Bring to a simmer, then add the bread and more olive oil (Tamar says to add 1/2 cup, but I was not brave enough and probably added about a 1/4 cup at this point). Cover and cook for 1/2 hour on low, stirring occasionally to make sure the bottom doesn’t burn. The bread will soak up the soup and then liquify into it.  Taste it, add more broth or salt or whatever you want, and then take it off the heat.

Add in another 1/2 cup olive oil (Tamar, are you crazy!?!? I probably added 3 tablespoons here) and take out the Parmesan rind. You can grate Parmesan on top and add some pepper to serve.

This soup is perfect for a windy, rainy, cold, or dark winter/fall night.

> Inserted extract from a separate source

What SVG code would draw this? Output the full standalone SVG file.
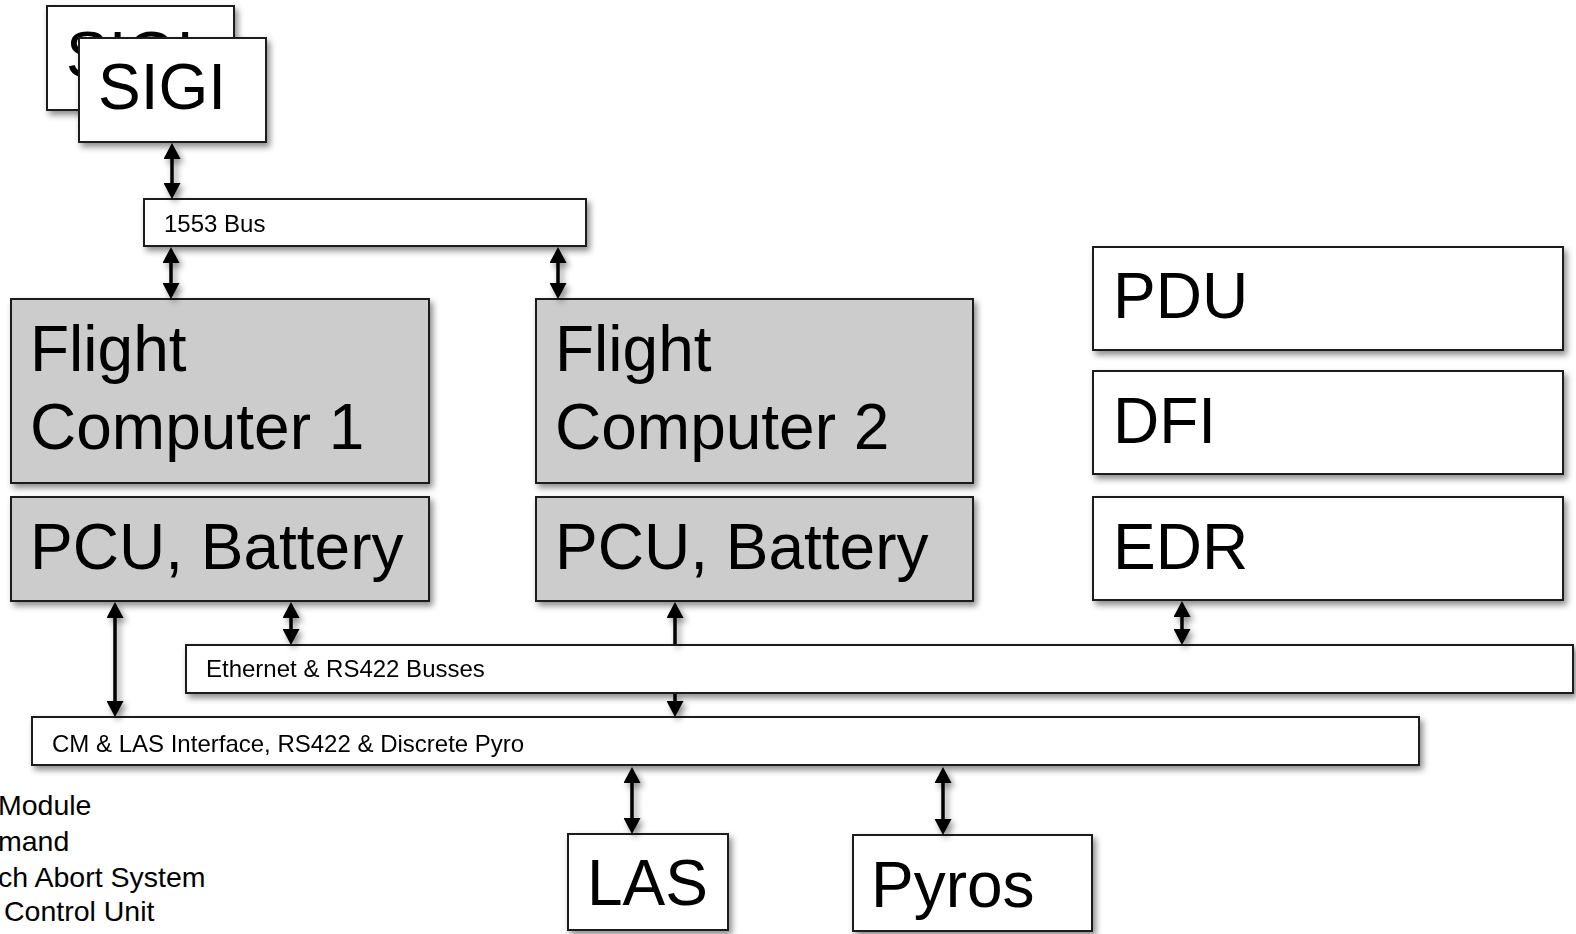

Kale, Squash, and a Runny Yolk

Kale, squash, and a runny yolk

Sometimes you just need an easy dinner. You need to comb through your fridge, scrounge what ingredients you can, and stand there, for a minute, gazing at your collection, trying to figure out what you can make with all of this. It doesn’t have to be fancy, or even graceful, but tasting good and mildly cohesive would be nice. You’ve got a bunch of kale that you really should use soon, a small, friendly looking butternut squash, and a jalapeño. And eggs. Luckily, the roommates always keep lots of eggs around. And do you know what brings a dish together with ease? A runny yolk.

So you slice up the butternut squash, drizzle with olive oil and salt, mix in some chopped garlic, and lay it out on a baking sheet, laying a couple rosemary springs atop it all, sliding it into the oven to roast. You sautée up the kale with more oil, salt, and garlic, and even some jalapeño. And then, to finish it all off, you soft boil a couple of eggs (one for you and one for the tall fellow you eat dinner with). Simple as that, you have dinner.

Kale, Squash, and a Soft Boiled Egg

Ingredients

A small butternut squash, olive oil, and salt (and anything you’d like to roast with it)
1 bunch of kale, garlic, olive oil, and salt
Eggs

Instructions

Peel and cube or slice the butternut squash into whatever shapes you like to eat. Slide into the oven at about 375 and roast until easily pierced with a fork. Sautée kale with a tsp of olive oil, chopped garlic, and a sprinkling of salt. If you want the kale to steam and wilt a little more, you can add some water to the pan (no more than 1/4 cup) and cover with a lid. After letting the kale steam for a bit, remove the lid and let the water cook off.

To soft boil the eggs, bring a pot of water to a boil. Drop the eggs in, allow to cook for 6 minutes (this can be adjusted depending on how you like your eggs). After 6 minutes, remove the eggs with a slotted spoon, run under cold water, and peel.

Put your egg on top of your kale and squash to let the yolk run over the veggies a bit. It adds a nice rich creaminess. Enjoy.